--- START ---

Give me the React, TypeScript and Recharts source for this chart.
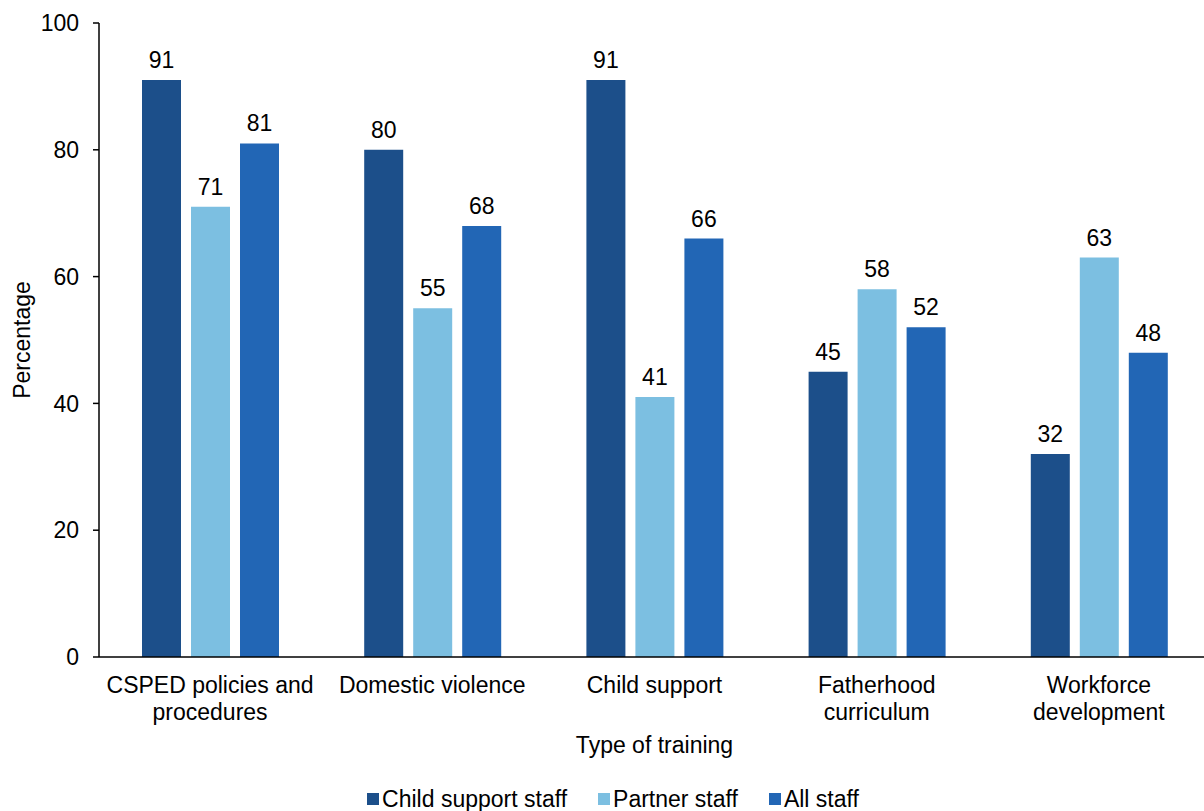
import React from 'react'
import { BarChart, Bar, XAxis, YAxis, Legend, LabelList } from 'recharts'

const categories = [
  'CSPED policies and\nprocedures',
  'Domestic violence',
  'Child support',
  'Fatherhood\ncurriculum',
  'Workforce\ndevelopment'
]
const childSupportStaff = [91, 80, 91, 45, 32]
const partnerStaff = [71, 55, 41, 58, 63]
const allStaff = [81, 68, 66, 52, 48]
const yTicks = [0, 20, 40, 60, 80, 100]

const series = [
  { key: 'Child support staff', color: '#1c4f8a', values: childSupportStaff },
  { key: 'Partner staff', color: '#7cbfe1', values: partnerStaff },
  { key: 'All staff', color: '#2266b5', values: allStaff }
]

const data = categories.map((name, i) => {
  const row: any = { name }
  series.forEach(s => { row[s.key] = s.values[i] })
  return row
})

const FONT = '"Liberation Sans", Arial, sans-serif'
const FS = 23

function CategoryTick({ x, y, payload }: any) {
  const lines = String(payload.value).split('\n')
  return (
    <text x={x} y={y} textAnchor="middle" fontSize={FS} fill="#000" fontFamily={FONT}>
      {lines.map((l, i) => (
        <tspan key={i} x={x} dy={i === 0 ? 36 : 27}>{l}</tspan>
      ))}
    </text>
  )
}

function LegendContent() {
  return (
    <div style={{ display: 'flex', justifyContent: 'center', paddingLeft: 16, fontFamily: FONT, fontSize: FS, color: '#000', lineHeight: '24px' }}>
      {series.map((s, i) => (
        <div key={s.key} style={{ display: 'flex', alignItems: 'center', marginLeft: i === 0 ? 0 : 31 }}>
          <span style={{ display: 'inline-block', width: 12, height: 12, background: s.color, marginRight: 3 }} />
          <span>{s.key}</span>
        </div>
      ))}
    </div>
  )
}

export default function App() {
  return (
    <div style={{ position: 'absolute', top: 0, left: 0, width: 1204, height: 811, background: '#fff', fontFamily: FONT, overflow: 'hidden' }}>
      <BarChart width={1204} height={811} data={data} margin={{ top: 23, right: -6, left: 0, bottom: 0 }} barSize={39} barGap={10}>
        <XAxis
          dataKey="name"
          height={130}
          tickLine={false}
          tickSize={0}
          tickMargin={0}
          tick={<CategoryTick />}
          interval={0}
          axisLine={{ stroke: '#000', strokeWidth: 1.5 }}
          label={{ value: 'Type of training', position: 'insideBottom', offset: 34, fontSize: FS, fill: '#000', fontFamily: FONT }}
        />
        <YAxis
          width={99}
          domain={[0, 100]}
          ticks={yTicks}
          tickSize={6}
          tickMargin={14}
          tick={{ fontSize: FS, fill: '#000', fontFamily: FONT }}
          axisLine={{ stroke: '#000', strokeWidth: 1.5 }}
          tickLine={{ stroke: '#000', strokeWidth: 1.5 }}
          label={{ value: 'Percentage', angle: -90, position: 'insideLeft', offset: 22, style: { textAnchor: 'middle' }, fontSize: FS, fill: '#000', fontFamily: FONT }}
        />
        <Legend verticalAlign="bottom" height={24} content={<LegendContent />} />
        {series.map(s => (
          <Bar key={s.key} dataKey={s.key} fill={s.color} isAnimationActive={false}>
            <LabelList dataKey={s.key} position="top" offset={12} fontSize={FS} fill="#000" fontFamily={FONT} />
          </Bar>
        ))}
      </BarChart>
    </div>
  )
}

--- END ---

Which lines contain "React"? Show each of them.

Give me the React, TypeScript and Recharts source for this chart.
import React from 'react'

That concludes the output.